# High Country earlyish bow?



## Skillet_007 (Oct 8, 2010)

I have an old (or not that old) High Country Sniper. I can't remember getting it, but remember it always being around the house growing up. I think my dad got it sometime in the early nineties. I also know my dad killed some deer with it and he isn't much of a hunter (sorry dad). I found it three years ago, pulled it off the shelf, and started shooting with it. I learned a lot with that bow, but now I would like to know more about it.

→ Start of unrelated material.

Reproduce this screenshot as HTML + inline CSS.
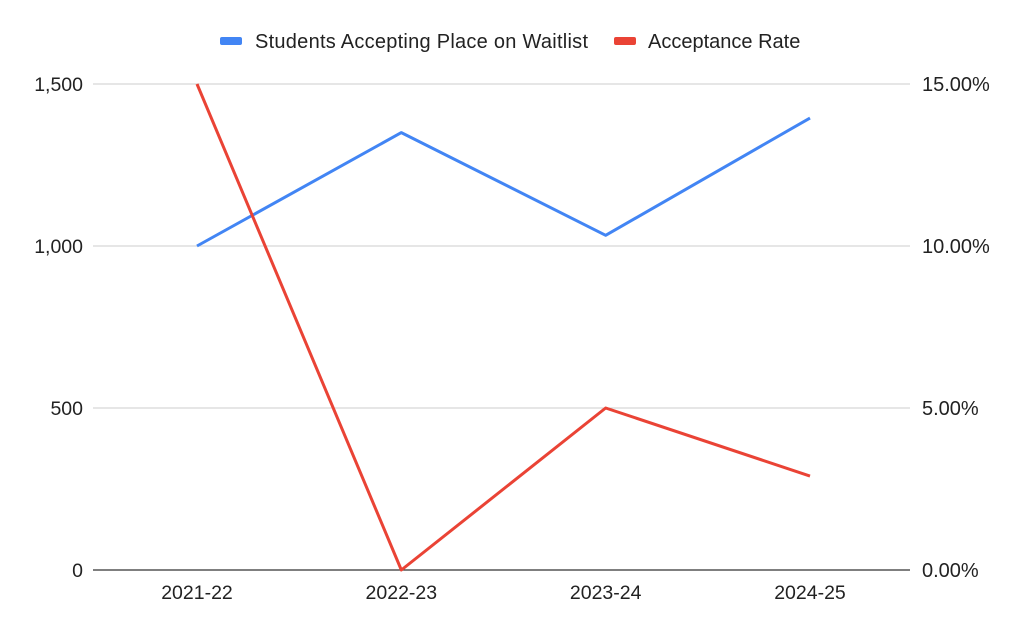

Was it a decent bow in it's time?


----------



## Switchback78 (Jul 2, 2008)

Back in the day the Sniper was one of High Countrys flagship bows.


----------



## blackoak (Dec 9, 2003)

My first High Country was a Trophy Hunter. Then a Sniper. They were top of the line back in the early 90's. It was the first bow that I owned that used the offset riser. The very first HC bows that came out had limb problems. They glass would feather up and split. My Dad was a HC dealer and he replace countless sets of limbs before HC got them right. I think he still has a few set of HC limbs somewhere. I know a guy that is still hunting and killing deer with his HC Sniper today.


----------



## jmoose77 (Apr 3, 2004)

I purchased a new hc sniper in the late eighties. I guess that was my first bow with high let off for that time.


----------